Parece furioso. Mientras todos celebran la liberación de seis secuestrados, el presidente Uribe se sale de la ropa. No es para menos. El destape inesperado de una corriente de opinión proclive al acuerdo humanitario y a la solución política del conflicto pone a tambalear su esquema de confrontación entre el Bien y el Mal, tan auspicioso para él cuando de votos se trata. Iniciada la campaña electoral, Uribe vuelve a desenvainar su espada justiciera contra el terrorismo que busca enseñorearse de la patria. Y contra un supuesto “bloque intelectual de la Far” que no atacaría de frente la seguridad democrática pero, al hablar de paz, terminaría defendiendo a la guerrilla (¡) Reiteración del principio maniqueo según el cual “quien no está conmigo está contra mí”.
Tal vez nadie niega en Colombia la necesidad de mantener la ofensiva contra la guerrilla. Ni el hecho incontrovertible de que la política de seguridad haya sembrado confianza e introducido control militar en territorios olvidados.

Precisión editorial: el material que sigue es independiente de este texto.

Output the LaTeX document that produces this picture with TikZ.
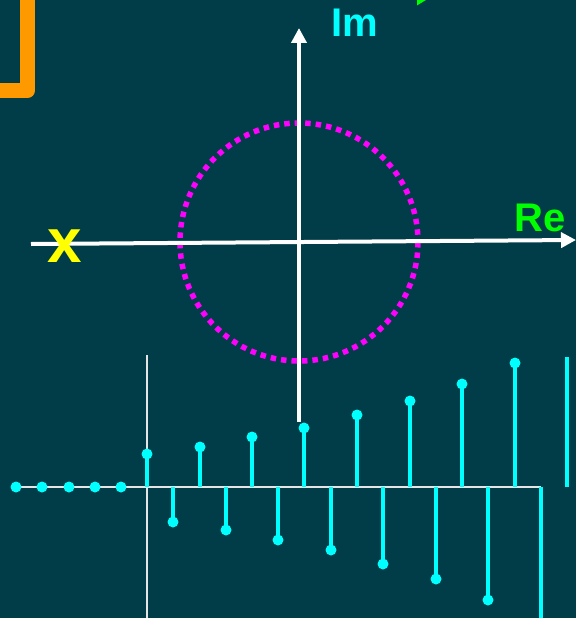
\documentclass[tikz,border=0pt]{standalone}
\usepackage{fontspec}
\setmainfont{Liberation Sans}
\usetikzlibrary{arrows.meta, positioning}
\definecolor{slidebg}{RGB}{1,61,72}
\definecolor{stemcyan}{RGB}{0,255,255}
\definecolor{regreen}{RGB}{0,255,0}
\definecolor{poleyellow}{RGB}{255,255,0}
\definecolor{boxorange}{RGB}{255,153,0}
\definecolor{circlemagenta}{RGB}{255,0,255}
\tikzset{
  planeaxis/.style={draw=white, line width=4pt, -{Triangle[length=15pt, width=15pt]}},
  thinaxis/.style={draw=white!80!gray, line width=2pt},
  stemline/.style={draw=stemcyan, line width=4.5pt},
  stemdot/.style={circle, fill=stemcyan, inner sep=0pt, minimum size=11pt},
  axislabel/.style={font=\bfseries\fontsize{40}{40}\selectfont, inner sep=0pt},
  unitcircle/.style={draw=circlemagenta, line width=5.5pt, dash pattern=on 5.5pt off 5pt}
}

\begin{document}
\begin{tikzpicture}[x=1pt, y=-1pt]
    \useasboundingbox (0,0) rectangle (576,618);
    \fill[slidebg] (0,0) rectangle (576,618);
    \clip (0,0) rectangle (576,618);
    % pieces cut by the frame
    \draw[boxorange, line width=15pt, line join=round] (27.5,-10) -- (27.5,90.5) -- (-10,90.5);
    \fill[regreen] (417,-5) -- (417,5.5) -- (434,-5) -- cycle;
    % z-plane
    \coordinate (origin) at (299,242);
    \draw[unitcircle] (origin) circle[radius=119];
    \coordinate (reL) at (31,244);
    \coordinate (reR) at (576,240);
    \coordinate (imB) at (299,422);
    \coordinate (imT) at (299,28);
    \draw[planeaxis] (reL) -- (reR);
    \draw[planeaxis] (imB) -- (imT);
    \node[axislabel, text=stemcyan] (imlabel) at (355,23) {Im};
    \node[axislabel, text=regreen] (relabel) at (540,218) {Re};
    \node[font=\bfseries\fontsize{62}{62}\selectfont, text=poleyellow, inner sep=0pt] (pole) at (65,246) {x};
    % sequence
    \coordinate (seqL) at (15,487);
    \coordinate (seqR) at (541,487);
    \coordinate (nzeroT) at (147,355);
    \coordinate (nzeroB) at (147,618);
    \draw[thinaxis] (seqL) -- (seqR);
    \draw[thinaxis] (nzeroT) -- (nzeroB);
    \foreach \px [count=\i] in {16,42,69,95,121}
      \node[stemdot] (zero\i) at (\px,487) {};
    \foreach \px/\py [count=\i] in {147/454, 173/522, 200/447, 226/530, 252/437,
        278/540, 304/428, 331/550, 357/415, 383/564, 410/401, 436/579,
        462/384, 488/600, 515/363} {
      \coordinate (base\i) at (\px,487);
      \node[stemdot] (tip\i) at (\px,\py) {};
      \draw[stemline] (base\i) -- (tip\i.center);
    }
    \coordinate (baseA) at (541,487);
    \coordinate (endA) at (541,620);
    \coordinate (baseB) at (567,487);
    \coordinate (endB) at (567,357);
    \draw[stemline] (baseA) -- (endA);
    \draw[stemline] (baseB) -- (endB);
  \end{tikzpicture}
\end{document}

Pero llamar la atención sobre el envilecimiento de esta estrategia en miles de ejecuciones extrajudiciales y falsos positivos no puede ser óbice para señalar a los críticos como aliados del terrorismo. Menos aún a quienes reclaman un horizonte de paz, sólo porque las FARC se montan ahora en el carro del intercambio humanitario.
Como es costumbre cuando están golpeadas, también esta vez buscan las FARC oxígeno político y algún pretexto de negociación con la pausa necesaria para resarcirse militarmente. Sólo que hoy se hallan más azotadas que nunca. La gran pregunta es si, fiel a la tradición, convertiría Cano en arma de guerra cualquier acercamiento de paz; si subordinaría el diálogo de hoy a la estrategia mítica de la toma del poder por las armas. O si, más bien, se aplicaría a recomponer la cohesión interna de su organización, maltrecha como está, dispersa, tentada por las recompensas del enemigo, huérfana de sus líderes históricos y despreciada por la opinión que con justicia la tiene por horda de criminales.
Como Cano, también Uribe sabe que el triunfo militar no es dable para ninguna de las partes. Cano juega con la guerra para restablecer el orden y la moral en sus tropas; y con audacias políticas como la de liberar secuestrados cuando más de un candidato agita ya banderas blancas. Uribe, por su parte, no puede sino encarnar la mano dura y el corazón de piedra que le dieron fama y poder y lo atornillan en la silla de Bolívar mientras dure la guerra; es decir, hasta cuando mi Dios agache el dedo. Es su manera de cohesionar al uribismo y cuidar su popularidad. Destino fatal, Uribe no podrá sino hacer la guerra. Hablar sin vociferar, controvertir sin herir, dialogar, negociar, hacer la paz, todo le está vedado, pues con ello evaporaría su razón de ser. Tendrá que salvar la polarización que hoy se ve amenazada por una tercera fuerza que reivindica más política y menos armas y hace mella también en el uribismo. Alan Jara acusa a tirios y troyanos: “hemos sido rehenes y víctimas de una omisión, pues mientras el verdugo (las FARC) dispara… el gobierno no hace nada para evitarlo”. Sindicación terrible que la asombrosa Piedad Córdoba ha sabido interpretar, para replantear el terreno de la disputa. La pelea será cada día menos entre terroristas y antiterroristas, y más entre quienes persiguen la libertad de los secuestrados y quienes la obstruyen. Alístese Piedad para batirse contra un enemigo formidable, encarnación suprema de la libido imperandi que la escolástica tradujo por concupiscencia del poder.